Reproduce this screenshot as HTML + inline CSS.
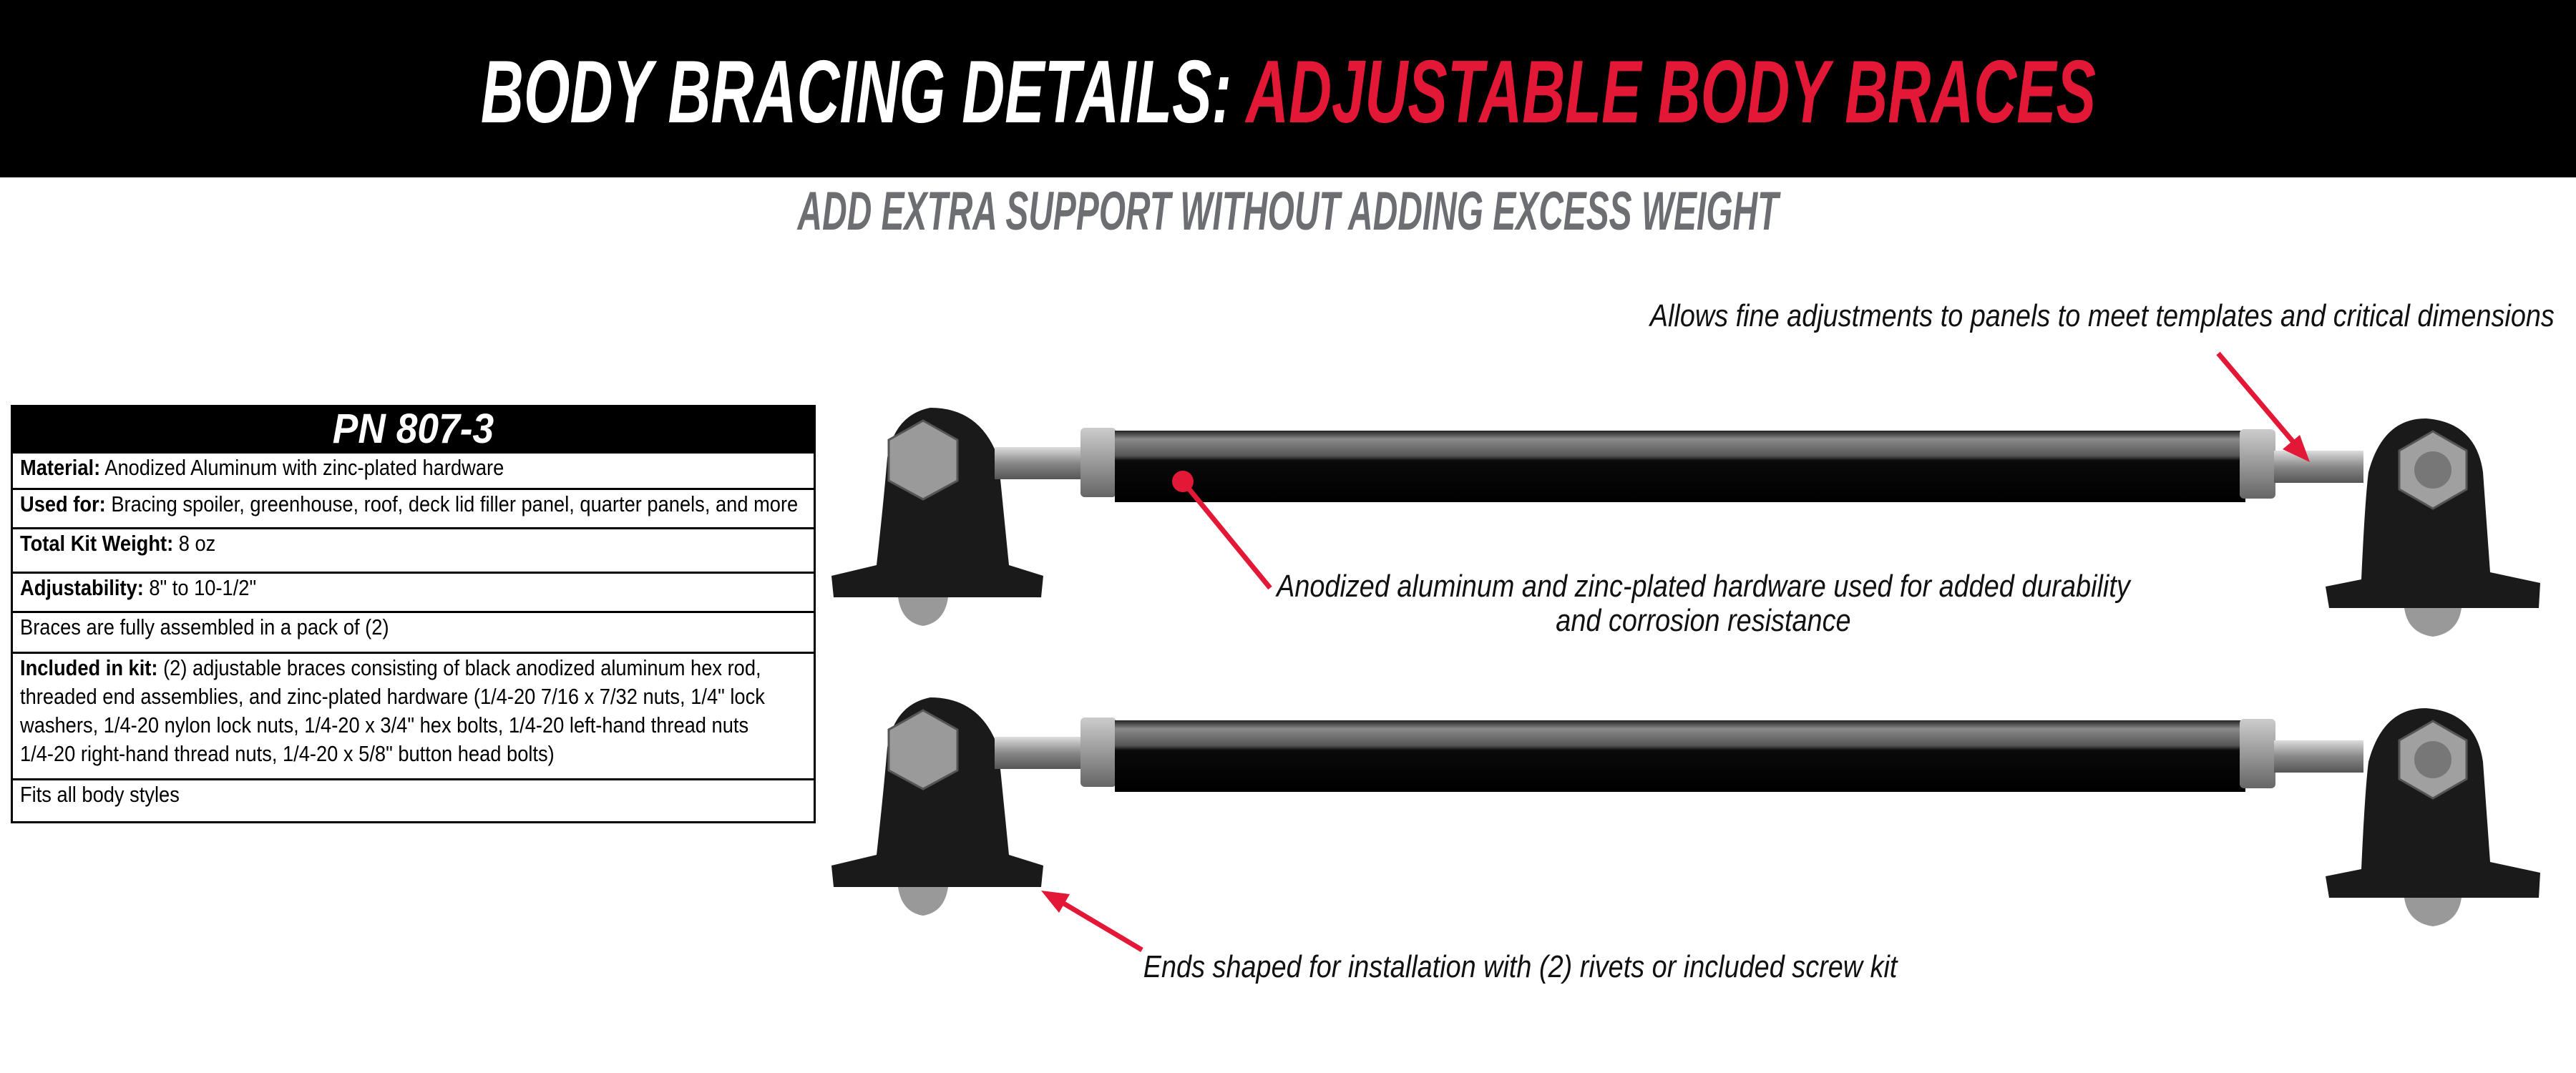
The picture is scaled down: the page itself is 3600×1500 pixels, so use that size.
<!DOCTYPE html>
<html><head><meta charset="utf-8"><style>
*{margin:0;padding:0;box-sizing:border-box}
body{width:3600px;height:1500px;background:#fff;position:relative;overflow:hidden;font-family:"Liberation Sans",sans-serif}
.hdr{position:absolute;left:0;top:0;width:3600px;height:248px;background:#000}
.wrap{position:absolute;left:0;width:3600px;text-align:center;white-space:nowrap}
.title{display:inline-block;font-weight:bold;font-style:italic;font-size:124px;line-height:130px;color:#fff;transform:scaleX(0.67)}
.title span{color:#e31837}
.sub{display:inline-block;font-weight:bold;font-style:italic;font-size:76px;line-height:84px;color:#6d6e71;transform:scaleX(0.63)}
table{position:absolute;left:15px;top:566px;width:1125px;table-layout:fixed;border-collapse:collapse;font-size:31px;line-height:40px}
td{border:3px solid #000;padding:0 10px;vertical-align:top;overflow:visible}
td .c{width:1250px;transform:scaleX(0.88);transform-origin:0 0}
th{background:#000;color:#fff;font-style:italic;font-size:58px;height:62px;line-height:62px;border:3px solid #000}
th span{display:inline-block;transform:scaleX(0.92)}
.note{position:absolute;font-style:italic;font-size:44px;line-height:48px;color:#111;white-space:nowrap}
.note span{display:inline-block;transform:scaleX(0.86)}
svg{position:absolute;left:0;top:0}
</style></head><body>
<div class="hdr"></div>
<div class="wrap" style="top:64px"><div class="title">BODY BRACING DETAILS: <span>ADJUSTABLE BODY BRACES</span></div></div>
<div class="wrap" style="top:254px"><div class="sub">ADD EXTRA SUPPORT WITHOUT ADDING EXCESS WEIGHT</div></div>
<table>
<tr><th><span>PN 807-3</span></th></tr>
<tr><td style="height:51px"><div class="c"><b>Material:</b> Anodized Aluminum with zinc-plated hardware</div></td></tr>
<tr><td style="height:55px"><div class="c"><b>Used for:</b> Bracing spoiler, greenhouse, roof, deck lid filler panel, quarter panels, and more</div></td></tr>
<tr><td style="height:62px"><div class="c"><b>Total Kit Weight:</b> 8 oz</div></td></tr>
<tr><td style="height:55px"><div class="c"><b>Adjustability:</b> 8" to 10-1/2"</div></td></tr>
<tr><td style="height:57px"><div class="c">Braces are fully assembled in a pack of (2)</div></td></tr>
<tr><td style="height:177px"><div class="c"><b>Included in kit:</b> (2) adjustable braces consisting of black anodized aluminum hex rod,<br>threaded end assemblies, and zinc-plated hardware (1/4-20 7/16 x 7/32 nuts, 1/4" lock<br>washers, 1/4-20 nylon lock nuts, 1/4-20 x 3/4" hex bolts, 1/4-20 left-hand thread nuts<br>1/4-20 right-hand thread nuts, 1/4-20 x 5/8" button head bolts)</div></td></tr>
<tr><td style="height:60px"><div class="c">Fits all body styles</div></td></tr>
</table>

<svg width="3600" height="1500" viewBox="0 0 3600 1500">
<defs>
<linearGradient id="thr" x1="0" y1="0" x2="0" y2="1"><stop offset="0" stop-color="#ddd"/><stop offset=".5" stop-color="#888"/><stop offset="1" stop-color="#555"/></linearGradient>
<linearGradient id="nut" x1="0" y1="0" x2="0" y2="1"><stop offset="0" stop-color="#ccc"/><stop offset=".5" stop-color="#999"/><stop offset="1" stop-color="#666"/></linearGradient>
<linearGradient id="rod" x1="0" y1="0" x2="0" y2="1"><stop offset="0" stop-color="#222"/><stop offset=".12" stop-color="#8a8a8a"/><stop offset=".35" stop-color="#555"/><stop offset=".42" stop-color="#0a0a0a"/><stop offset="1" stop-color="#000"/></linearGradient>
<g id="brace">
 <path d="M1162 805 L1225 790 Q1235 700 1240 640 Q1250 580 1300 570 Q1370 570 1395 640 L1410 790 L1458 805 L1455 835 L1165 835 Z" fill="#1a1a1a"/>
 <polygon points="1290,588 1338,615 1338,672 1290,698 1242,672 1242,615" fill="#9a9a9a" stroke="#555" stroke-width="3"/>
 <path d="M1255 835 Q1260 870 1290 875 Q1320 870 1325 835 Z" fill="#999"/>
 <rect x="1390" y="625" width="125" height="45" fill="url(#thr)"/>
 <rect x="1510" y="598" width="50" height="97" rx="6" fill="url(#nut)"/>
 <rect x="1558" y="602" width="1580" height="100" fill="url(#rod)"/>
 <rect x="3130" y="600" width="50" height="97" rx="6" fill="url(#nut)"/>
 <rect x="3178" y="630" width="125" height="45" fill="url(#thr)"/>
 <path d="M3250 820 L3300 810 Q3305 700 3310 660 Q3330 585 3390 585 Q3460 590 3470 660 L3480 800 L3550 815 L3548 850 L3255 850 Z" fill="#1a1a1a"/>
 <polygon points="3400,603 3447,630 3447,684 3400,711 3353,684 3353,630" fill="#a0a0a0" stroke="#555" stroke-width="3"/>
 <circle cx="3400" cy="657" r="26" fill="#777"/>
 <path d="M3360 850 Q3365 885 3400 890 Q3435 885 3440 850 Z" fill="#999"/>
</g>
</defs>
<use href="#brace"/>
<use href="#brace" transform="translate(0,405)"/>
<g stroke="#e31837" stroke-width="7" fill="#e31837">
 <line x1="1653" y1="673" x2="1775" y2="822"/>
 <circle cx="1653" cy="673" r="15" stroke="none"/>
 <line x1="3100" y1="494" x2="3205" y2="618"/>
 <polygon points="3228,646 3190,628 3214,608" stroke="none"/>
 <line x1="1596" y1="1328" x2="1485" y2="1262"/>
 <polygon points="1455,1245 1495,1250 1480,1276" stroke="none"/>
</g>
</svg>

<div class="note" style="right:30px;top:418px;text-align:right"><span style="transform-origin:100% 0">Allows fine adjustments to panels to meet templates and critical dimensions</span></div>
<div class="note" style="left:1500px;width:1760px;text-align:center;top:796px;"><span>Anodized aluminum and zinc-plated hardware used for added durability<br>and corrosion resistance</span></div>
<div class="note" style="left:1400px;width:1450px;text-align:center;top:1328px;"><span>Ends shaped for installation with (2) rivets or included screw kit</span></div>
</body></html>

• • • • • • •

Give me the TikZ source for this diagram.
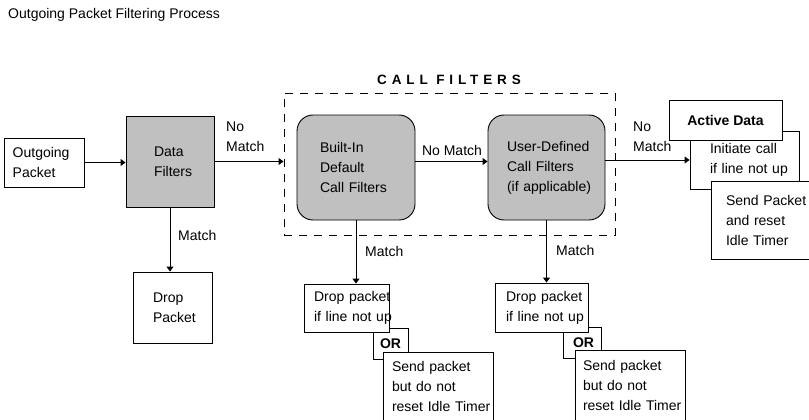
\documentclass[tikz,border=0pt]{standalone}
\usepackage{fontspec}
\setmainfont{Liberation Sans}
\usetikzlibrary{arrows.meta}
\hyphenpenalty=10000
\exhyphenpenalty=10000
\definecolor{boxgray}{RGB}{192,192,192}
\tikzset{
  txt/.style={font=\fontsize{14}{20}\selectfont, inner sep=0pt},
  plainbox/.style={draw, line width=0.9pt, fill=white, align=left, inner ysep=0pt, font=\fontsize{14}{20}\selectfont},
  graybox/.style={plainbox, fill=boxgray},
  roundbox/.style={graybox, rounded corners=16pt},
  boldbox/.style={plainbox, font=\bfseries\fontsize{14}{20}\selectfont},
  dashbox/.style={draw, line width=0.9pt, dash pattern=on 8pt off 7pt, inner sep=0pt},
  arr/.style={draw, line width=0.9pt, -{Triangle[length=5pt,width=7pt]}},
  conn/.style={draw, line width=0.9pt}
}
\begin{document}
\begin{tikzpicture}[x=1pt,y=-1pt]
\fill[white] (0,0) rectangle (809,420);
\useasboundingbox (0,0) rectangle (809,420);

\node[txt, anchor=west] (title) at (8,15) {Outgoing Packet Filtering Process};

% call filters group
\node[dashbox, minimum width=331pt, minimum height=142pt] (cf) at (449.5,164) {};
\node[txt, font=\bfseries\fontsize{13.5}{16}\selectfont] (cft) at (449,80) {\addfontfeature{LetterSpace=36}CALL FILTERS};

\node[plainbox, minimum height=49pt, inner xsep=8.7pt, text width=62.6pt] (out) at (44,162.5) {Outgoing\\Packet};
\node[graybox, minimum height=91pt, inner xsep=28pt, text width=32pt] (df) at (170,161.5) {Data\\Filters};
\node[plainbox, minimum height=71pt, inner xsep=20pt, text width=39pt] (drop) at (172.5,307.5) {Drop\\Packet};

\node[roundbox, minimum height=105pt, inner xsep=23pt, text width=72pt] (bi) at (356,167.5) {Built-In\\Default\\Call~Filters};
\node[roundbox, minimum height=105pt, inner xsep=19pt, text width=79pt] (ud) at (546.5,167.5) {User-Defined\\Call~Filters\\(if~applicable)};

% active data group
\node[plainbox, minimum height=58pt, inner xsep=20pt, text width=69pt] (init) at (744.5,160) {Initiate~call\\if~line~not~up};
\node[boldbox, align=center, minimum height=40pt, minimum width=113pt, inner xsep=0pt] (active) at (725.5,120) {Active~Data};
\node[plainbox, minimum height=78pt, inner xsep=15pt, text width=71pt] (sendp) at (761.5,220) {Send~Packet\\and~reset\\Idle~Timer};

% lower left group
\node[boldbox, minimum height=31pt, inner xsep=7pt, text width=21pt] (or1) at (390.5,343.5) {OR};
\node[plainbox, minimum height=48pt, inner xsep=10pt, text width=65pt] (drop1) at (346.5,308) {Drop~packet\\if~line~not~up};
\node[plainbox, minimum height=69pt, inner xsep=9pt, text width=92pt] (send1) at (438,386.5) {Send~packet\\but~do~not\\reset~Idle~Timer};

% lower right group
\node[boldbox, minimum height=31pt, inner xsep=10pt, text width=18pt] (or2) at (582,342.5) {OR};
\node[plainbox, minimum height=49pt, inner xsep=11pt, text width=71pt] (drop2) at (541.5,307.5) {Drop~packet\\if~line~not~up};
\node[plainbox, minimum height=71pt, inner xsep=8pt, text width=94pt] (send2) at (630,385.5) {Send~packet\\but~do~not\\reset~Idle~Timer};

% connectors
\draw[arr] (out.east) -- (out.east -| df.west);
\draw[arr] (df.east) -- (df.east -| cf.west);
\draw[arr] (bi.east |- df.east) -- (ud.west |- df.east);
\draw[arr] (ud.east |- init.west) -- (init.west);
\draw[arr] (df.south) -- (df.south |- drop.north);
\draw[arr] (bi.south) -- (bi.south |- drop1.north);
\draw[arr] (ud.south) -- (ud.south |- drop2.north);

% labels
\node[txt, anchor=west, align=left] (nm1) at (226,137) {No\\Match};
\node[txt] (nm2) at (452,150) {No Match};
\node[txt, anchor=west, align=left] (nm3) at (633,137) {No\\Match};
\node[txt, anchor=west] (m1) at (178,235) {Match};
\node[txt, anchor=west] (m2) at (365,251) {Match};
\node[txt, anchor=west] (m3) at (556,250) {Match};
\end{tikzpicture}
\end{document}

• • • • • • •

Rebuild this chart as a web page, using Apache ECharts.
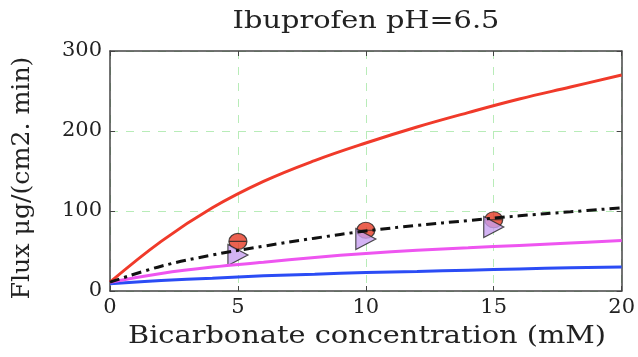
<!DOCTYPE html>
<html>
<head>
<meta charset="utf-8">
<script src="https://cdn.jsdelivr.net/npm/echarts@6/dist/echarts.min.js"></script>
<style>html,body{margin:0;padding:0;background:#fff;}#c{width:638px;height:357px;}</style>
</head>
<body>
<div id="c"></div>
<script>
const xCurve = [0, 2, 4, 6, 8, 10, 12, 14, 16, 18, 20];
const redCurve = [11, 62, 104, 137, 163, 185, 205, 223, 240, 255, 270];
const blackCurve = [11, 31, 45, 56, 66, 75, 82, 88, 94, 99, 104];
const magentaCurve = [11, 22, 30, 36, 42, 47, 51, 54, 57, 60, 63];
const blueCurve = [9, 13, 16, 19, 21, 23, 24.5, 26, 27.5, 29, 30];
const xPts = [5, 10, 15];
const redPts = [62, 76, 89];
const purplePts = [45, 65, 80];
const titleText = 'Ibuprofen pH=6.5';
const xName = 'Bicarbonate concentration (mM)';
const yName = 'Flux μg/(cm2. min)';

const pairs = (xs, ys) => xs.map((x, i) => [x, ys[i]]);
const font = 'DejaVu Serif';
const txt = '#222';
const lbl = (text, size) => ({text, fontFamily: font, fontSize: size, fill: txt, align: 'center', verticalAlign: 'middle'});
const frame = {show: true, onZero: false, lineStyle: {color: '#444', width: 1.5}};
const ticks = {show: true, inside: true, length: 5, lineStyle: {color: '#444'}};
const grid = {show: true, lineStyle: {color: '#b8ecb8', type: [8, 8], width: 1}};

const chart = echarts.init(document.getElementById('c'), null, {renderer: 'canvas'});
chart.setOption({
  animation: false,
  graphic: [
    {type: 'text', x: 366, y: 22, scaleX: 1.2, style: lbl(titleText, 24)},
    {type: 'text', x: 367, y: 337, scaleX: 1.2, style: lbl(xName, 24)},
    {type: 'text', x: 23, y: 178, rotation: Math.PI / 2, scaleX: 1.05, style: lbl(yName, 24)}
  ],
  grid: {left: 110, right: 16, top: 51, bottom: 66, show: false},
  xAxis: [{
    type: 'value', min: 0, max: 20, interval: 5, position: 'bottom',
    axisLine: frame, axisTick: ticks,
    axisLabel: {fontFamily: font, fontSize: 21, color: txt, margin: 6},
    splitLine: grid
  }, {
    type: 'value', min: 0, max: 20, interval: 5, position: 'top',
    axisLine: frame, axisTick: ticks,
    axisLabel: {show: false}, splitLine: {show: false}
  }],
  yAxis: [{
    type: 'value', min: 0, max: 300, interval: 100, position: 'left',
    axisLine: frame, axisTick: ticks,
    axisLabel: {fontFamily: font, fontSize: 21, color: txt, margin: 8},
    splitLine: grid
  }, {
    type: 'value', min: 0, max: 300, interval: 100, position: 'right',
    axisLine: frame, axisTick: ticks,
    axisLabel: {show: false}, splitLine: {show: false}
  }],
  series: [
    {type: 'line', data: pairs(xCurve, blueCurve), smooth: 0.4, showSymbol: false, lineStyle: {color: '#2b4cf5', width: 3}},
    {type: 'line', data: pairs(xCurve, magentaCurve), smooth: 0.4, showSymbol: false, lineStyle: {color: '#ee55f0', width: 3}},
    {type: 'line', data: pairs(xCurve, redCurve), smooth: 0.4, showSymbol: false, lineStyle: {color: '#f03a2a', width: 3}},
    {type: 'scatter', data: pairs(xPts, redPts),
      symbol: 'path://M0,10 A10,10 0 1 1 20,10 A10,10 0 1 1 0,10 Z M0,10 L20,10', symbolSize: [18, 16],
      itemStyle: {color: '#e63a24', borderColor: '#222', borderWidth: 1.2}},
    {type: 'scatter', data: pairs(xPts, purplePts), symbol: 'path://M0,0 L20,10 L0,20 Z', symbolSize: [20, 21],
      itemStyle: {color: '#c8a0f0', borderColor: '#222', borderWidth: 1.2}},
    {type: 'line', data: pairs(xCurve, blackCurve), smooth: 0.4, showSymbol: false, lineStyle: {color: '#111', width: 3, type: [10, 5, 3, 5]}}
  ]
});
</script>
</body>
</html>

• • • • • • •

Your goal: Begin at the line that has "Rebuild this chart", stop after the line that has "const yName = 'Flux μg/(cm2. min)';", and reproduce every line between them exactly and nothing else. Pictures stay out of the copy.

Answer to the task:
Rebuild this chart as a web page, using Apache ECharts.
<!DOCTYPE html>
<html>
<head>
<meta charset="utf-8">
<script src="https://cdn.jsdelivr.net/npm/echarts@6/dist/echarts.min.js"></script>
<style>html,body{margin:0;padding:0;background:#fff;}#c{width:638px;height:357px;}</style>
</head>
<body>
<div id="c"></div>
<script>
const xCurve = [0, 2, 4, 6, 8, 10, 12, 14, 16, 18, 20];
const redCurve = [11, 62, 104, 137, 163, 185, 205, 223, 240, 255, 270];
const blackCurve = [11, 31, 45, 56, 66, 75, 82, 88, 94, 99, 104];
const magentaCurve = [11, 22, 30, 36, 42, 47, 51, 54, 57, 60, 63];
const blueCurve = [9, 13, 16, 19, 21, 23, 24.5, 26, 27.5, 29, 30];
const xPts = [5, 10, 15];
const redPts = [62, 76, 89];
const purplePts = [45, 65, 80];
const titleText = 'Ibuprofen pH=6.5';
const xName = 'Bicarbonate concentration (mM)';
const yName = 'Flux μg/(cm2. min)';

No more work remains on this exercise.